Every Christmas since we were first married my wife and I have put on a Christmas spread for the whole family. Quite an elaborate affair where each member is served 5-7 courses by Andrea (my wife) and I while we cook at the same time. This Christmas we are going to try the more “family” approach of a pot-luck Christmas dinner. The below recipe is an adaptation of one that my wife received years ago from a dear friend, and it is what the Hayes clan will be contributing to the 14th annual Hayes Christmas Dinner.
JAPANESE SOUP WITH SHREDDED CHICKEN AND RICE
Makes 10 good sized bowls.
• 3 Quarts Swanson chicken broth
• 1 Quart water
• 3 boneless/skinless chicken breasts cooked/cooled and shredded w/ two forks—skim foam while cooking and discard---save cooking water (just enough to cover while cooking) to add to broth
• 2 8oz. containers of sliced mushrooms (button is fine)
• 1 tsp FRESH fine ground black pepper
• 1 Cup dry long grain rice cooked to directions on package (yields about 2 cups cooked)

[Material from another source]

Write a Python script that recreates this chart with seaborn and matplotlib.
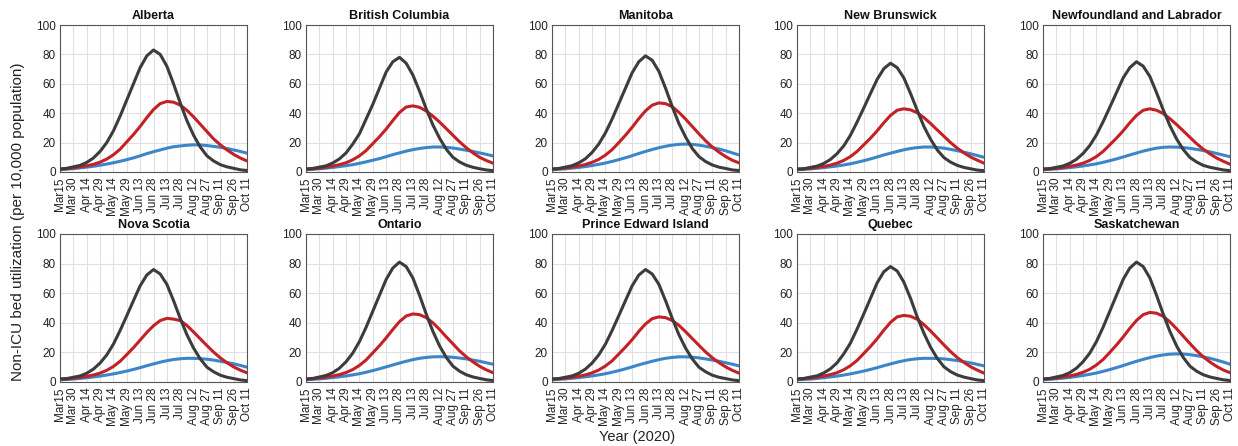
import numpy as np
import pandas as pd
import matplotlib
matplotlib.use("Agg")
import matplotlib.pyplot as plt
import seaborn as sns

# ---------------- data ----------------
provinces = ["Alberta", "British Columbia", "Manitoba", "New Brunswick",
             "Newfoundland and Labrador", "Nova Scotia", "Ontario",
             "Prince Edward Island", "Quebec", "Saskatchewan"]

# days since Mar 15, 2020 (sampled every 7.5 days)
days = [0, 7.5, 15, 22.5, 30, 37.5, 45, 52.5, 60, 67.5, 75, 82.5, 90, 97.5, 105,
        112.5, 120, 127.5, 135, 142.5, 150, 157.5, 165, 172.5, 180, 187.5, 195, 202.5, 210]

tick_days = [0, 15, 30, 45, 60, 75, 90, 105, 120, 135, 150, 165, 180, 195, 210]
tick_labels = ["Mar15", "Mar 30", "Apr 14", "Apr 29", "May 14", "May 29", "Jun 13",
               "Jun 28", "Jul 13", "Jul 28", "Aug 12", "Aug 27", "Sep 11", "Sep 26", "Oct 11"]

black_series = {
    "Alberta":                   [2, 2.5, 3.5, 4.5, 6.5, 9.5, 14, 20, 28, 38, 49, 60, 71, 79, 83, 80, 72, 60, 47, 35, 25, 17, 11, 7.5, 5, 3.5, 2.5, 1.5, 1],
    "British Columbia":          [2, 2.4, 3.3, 4.2, 6.1, 8.9, 13, 19, 26, 36, 46, 57, 68, 75, 78, 74, 66, 55, 43, 32, 23, 15.5, 10, 6.8, 4.6, 3.2, 2.2, 1.4, 0.9],
    "Manitoba":                  [2, 2.4, 3.3, 4.3, 6.2, 9, 13.3, 19, 26.6, 36, 46.5, 57, 67.5, 75, 79, 76, 68.5, 57, 44.5, 33, 23.8, 16, 10.5, 7.1, 4.8, 3.3, 2.4, 1.4, 1],
    "New Brunswick":             [2, 2.2, 3.1, 4, 5.8, 8.5, 12.5, 17.8, 25, 34, 43.6, 53.4, 63, 70.3, 74, 71, 64, 53.4, 42, 31, 22.3, 15, 9.8, 6.7, 4.5, 3.1, 2.2, 1.3, 0.9],
    "Newfoundland and Labrador": [2, 2.3, 3.2, 4.1, 5.9, 8.6, 12.6, 18, 25.2, 34.2, 44, 54, 64, 71, 75, 72, 65, 54, 42.3, 31.5, 22.5, 15.3, 9.9, 6.8, 4.5, 3.2, 2.3, 1.4, 0.9],
    "Nova Scotia":               [2, 2.3, 3.2, 4.1, 5.9, 8.7, 12.8, 18.3, 25.6, 34.8, 44.8, 55, 65, 72.3, 76, 73, 66, 55, 43, 32, 22.9, 15.6, 10, 6.9, 4.6, 3.2, 2.3, 1.4, 0.9],
    "Ontario":                   [2, 2.4, 3.4, 4.4, 6.3, 9.3, 13.7, 19.5, 27.3, 37, 47.8, 58.6, 69.3, 77, 81, 78, 70.3, 58.6, 45.9, 34.2, 24.4, 16.6, 10.7, 7.3, 4.9, 3.4, 2.4, 1.5, 1],
    "Prince Edward Island":      [2, 2.3, 3.2, 4.1, 5.9, 8.7, 12.8, 18.3, 25.6, 34.8, 44.8, 55, 65, 72.3, 76, 73, 66, 55, 43, 32, 22.9, 15.6, 10, 6.9, 4.6, 3.2, 2.3, 1.4, 0.9],
    "Quebec":                    [2, 2.4, 3.3, 4.2, 6.1, 8.9, 13, 19, 26.3, 35.8, 46, 56.5, 67, 74.5, 78, 75, 67.5, 56.5, 44, 33, 23.5, 16, 10.3, 7, 4.7, 3.3, 2.3, 1.4, 0.9],
    "Saskatchewan":              [2, 2.4, 3.4, 4.4, 6.3, 9.3, 13.7, 19.5, 27.3, 37, 47.8, 58.6, 69.3, 77, 81, 78, 70.3, 58.6, 45.9, 34.2, 24.4, 16.6, 10.7, 7.3, 4.9, 3.4, 2.4, 1.5, 1],
}

red_series = {
    "Alberta":                   [2, 2.3, 2.8, 3.4, 4.2, 5.2, 6.7, 8.8, 11.7, 15.5, 20.5, 25.5, 31, 37, 42.5, 46.5, 48, 47.5, 45.5, 42, 37.5, 32.5, 27.5, 22.5, 18.5, 15, 12, 9.5, 7.5],
    "British Columbia":          [2, 2.2, 2.6, 3.2, 4, 5, 6.3, 8.3, 11, 14.6, 19.3, 24, 29.2, 35, 40.5, 44.2, 45, 44, 41.5, 38, 34, 29.5, 25, 20.5, 16.5, 13, 10, 7.8, 6],
    "Manitoba":                  [2, 2.3, 2.7, 3.3, 4.1, 5.1, 6.6, 8.6, 11.5, 15.2, 20, 25, 30.4, 36.3, 41.6, 45.5, 47, 46.5, 44.4, 40.6, 36, 31, 26, 21.2, 17, 13.5, 10.5, 8, 6.2],
    "New Brunswick":             [2, 2.1, 2.5, 3.1, 3.8, 4.7, 6, 7.9, 10.5, 14, 18.5, 23, 28, 33.5, 38.5, 42, 43, 42.3, 40.3, 37, 33, 28.6, 24.3, 20, 16.2, 13, 10.2, 8, 6],
    "Newfoundland and Labrador": [2, 2.1, 2.5, 3.1, 3.8, 4.7, 6, 7.9, 10.5, 14, 18.5, 23, 28, 33.5, 38.5, 42, 43, 42, 39.8, 36.3, 32.3, 28, 23.6, 19.3, 15.5, 12.3, 9.5, 7.3, 5.3],
    "Nova Scotia":               [2, 2.1, 2.5, 3.1, 3.8, 4.7, 6, 7.9, 10.5, 14, 18.5, 23.2, 28.3, 33.5, 38, 41.5, 43, 42.5, 41.5, 38.2, 33.8, 29.2, 24.6, 20.2, 16.3, 13, 10.2, 8, 6.2],
    "Ontario":                   [2, 2.2, 2.7, 3.2, 4, 5, 6.4, 8.4, 11.2, 14.9, 19.7, 24.5, 29.8, 35.5, 40.8, 44.6, 46, 45.5, 43.5, 40, 35.5, 30.5, 25.8, 21, 17, 13.6, 10.6, 8.2, 6.3],
    "Prince Edward Island":      [2, 2.2, 2.6, 3.1, 3.9, 4.8, 6.2, 8.1, 10.8, 14.3, 18.9, 23.6, 28.6, 34.2, 39.2, 42.8, 44, 43.5, 41.6, 38.3, 34, 29.4, 24.8, 20.3, 16.4, 13.1, 10.2, 7.9, 6],
    "Quebec":                    [2, 2.2, 2.6, 3.2, 4, 5, 6.3, 8.3, 11, 14.6, 19.3, 24, 29.2, 35, 40.3, 44, 45, 44.4, 42.4, 38.8, 34.5, 29.8, 25.1, 20.5, 16.5, 13.2, 10.3, 8, 6],
    "Saskatchewan":              [2, 2.3, 2.7, 3.3, 4.1, 5.1, 6.6, 8.6, 11.5, 15.2, 20, 25, 30.4, 36.3, 41.6, 45.5, 47, 46.5, 44.4, 40.6, 36, 31, 26, 21.2, 17, 13.5, 10.5, 8.1, 6.3],
}

blue_series = {
    "Alberta":                   [1.5, 1.9, 2.3, 2.8, 3.3, 3.9, 4.6, 5.4, 6.3, 7.3, 8.4, 9.6, 11, 12.5, 13.8, 15, 16.2, 17.2, 17.7, 18.2, 18.5, 18.4, 18, 17.4, 16.8, 16, 15, 14, 12.8],
    "British Columbia":          [1.5, 1.8, 2.2, 2.6, 3.1, 3.7, 4.3, 5, 5.9, 6.9, 8, 9.1, 10.4, 11.8, 13, 14.2, 15.2, 16, 16.6, 17, 17, 16.8, 16.3, 15.6, 14.8, 14, 13, 12, 10.9],
    "Manitoba":                  [1.5, 1.8, 2.2, 2.6, 3.1, 3.7, 4.4, 5.2, 6.1, 7.2, 8.4, 9.7, 11.1, 12.6, 14, 15.3, 16.5, 17.5, 18.3, 18.8, 19, 18.8, 18.3, 17.5, 16.6, 15.6, 14.4, 13, 11.6],
    "New Brunswick":             [1.5, 1.8, 2.1, 2.5, 3, 3.5, 4.1, 4.8, 5.6, 6.6, 7.7, 8.9, 10.2, 11.6, 12.8, 14, 15.1, 16, 16.6, 17, 17, 16.7, 16.2, 15.4, 14.5, 13.5, 12.4, 11.2, 10],
    "Newfoundland and Labrador": [1.5, 1.8, 2.1, 2.5, 3, 3.5, 4.1, 4.8, 5.6, 6.6, 7.7, 8.9, 10.2, 11.6, 12.9, 14.2, 15.3, 16.2, 16.8, 17, 16.9, 16.6, 16.1, 15.4, 14.6, 13.7, 12.6, 11.5, 10.4],
    "Nova Scotia":               [1.5, 1.7, 2, 2.4, 2.9, 3.4, 4, 4.7, 5.5, 6.4, 7.4, 8.5, 9.7, 11, 12.2, 13.4, 14.4, 15.2, 15.7, 16, 16, 15.8, 15.4, 14.8, 14, 13.2, 12.3, 11.2, 10],
    "Ontario":                   [1.5, 1.8, 2.1, 2.5, 3, 3.5, 4.1, 4.8, 5.6, 6.6, 7.7, 8.9, 10.2, 11.5, 12.8, 14, 15.1, 16, 16.6, 17, 17.1, 17, 16.7, 16.2, 15.6, 14.8, 14, 13, 12],
    "Prince Edward Island":      [1.5, 1.8, 2.1, 2.5, 3, 3.5, 4.1, 4.8, 5.6, 6.6, 7.7, 8.9, 10.2, 11.6, 12.8, 14, 15.1, 16, 16.6, 17, 17, 16.8, 16.3, 15.6, 14.8, 14, 13, 12, 10.9],
    "Quebec":                    [1.5, 1.7, 2, 2.4, 2.9, 3.4, 4, 4.7, 5.5, 6.4, 7.4, 8.5, 9.7, 11, 12.2, 13.4, 14.4, 15.2, 15.7, 16, 16, 15.9, 15.6, 15.1, 14.5, 13.7, 12.9, 11.9, 10.9],
    "Saskatchewan":              [1.5, 1.8, 2.2, 2.6, 3.1, 3.7, 4.4, 5.2, 6.1, 7.2, 8.4, 9.7, 11.1, 12.6, 14, 15.3, 16.5, 17.5, 18.3, 18.8, 19, 18.9, 18.5, 17.8, 17, 16, 14.8, 13.5, 12],
}

# ---------------- style ----------------
sns.set_style("white")
plt.rcParams["font.family"] = ["Liberation Sans", "DejaVu Sans"]

colors = {"black": "#3c3c3c", "red": "#c42127", "blue": "#3a86c8"}

W, H = 1238, 446
fig = plt.figure(figsize=(W / 100, H / 100), dpi=100)

col_left = [60, 306, 552, 797, 1043]
ax_w = 187
rows = [(25, 172), (234, 382)]

for idx, prov in enumerate(provinces):
    r, c = divmod(idx, 5)
    top, bot = rows[r]
    ax = fig.add_axes([col_left[c] / W, 1 - bot / H, ax_w / W, (bot - top) / H])

    df = pd.DataFrame({
        "day": days * 3,
        "value": black_series[prov] + red_series[prov] + blue_series[prov],
        "series": ["black"] * len(days) + ["red"] * len(days) + ["blue"] * len(days),
    })
    # draw blue first, then red, then black on top
    for s in ["blue", "red", "black"]:
        sns.lineplot(data=df[df["series"] == s], x="day", y="value", ax=ax,
                     color=colors[s], linewidth=2.2, legend=False, zorder=3)

    ax.set_xlim(0, 210)
    ax.set_ylim(0, 100)
    ax.set_xticks(tick_days)
    ax.set_xticklabels(tick_labels, rotation=90, fontsize=8.5, color="#222222")
    ax.set_yticks([0, 20, 40, 60, 80, 100])
    ax.set_yticklabels(["0", "20", "40", "60", "80", "100"], fontsize=8.5, color="#222222")
    ax.grid(True, color="#e0e0e0", linewidth=0.8, zorder=0)
    ax.set_axisbelow(True)
    for sp in ax.spines.values():
        sp.set_visible(True)
        sp.set_color("#555555")
        sp.set_linewidth(0.8)
    ax.tick_params(axis="both", length=2, width=0.6, color="#555555", direction="in")
    ax.tick_params(axis="x", pad=4)
    ax.tick_params(axis="y", pad=3)
    ax.set_xlabel("")
    ax.set_ylabel("")
    ax.set_title(prov, fontsize=9, fontweight="bold", pad=4, color="#111111")

fig.text(18 / W, 1 - 222 / H, "Non-ICU bed utilization (per 10,000 population)",
         rotation=90, ha="center", va="center", fontsize=11, color="#222222")
fig.text(637 / W, 1 - 437 / H, "Year (2020)", ha="center", va="center",
         fontsize=10.5, color="#222222")

fig.savefig("out.png", dpi=100)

• 1 bunch green onion. Use only green portion sliced fine at an angle
• Salt to taste
In a medium stock pot add: Chicken broth, quart of water, mushrooms, black pepper, and green onion. Bring to light boil until mushrooms are softened (10-15 minutes?).
Add shredded chicken (with its cooking liquid), and rice to heat all through. Adjust taste with salt.
Serve with thick slices of toasted bread to round out the meal.
You can omit the chicken and rice for the “classic” version of Japanese Soup (MUCH better than the version served at the Japanese restaurant Nagoya).
"When I cook for my family and friends they can see how much they mean to me. By nourishing their bodies I hope to feed their souls as well."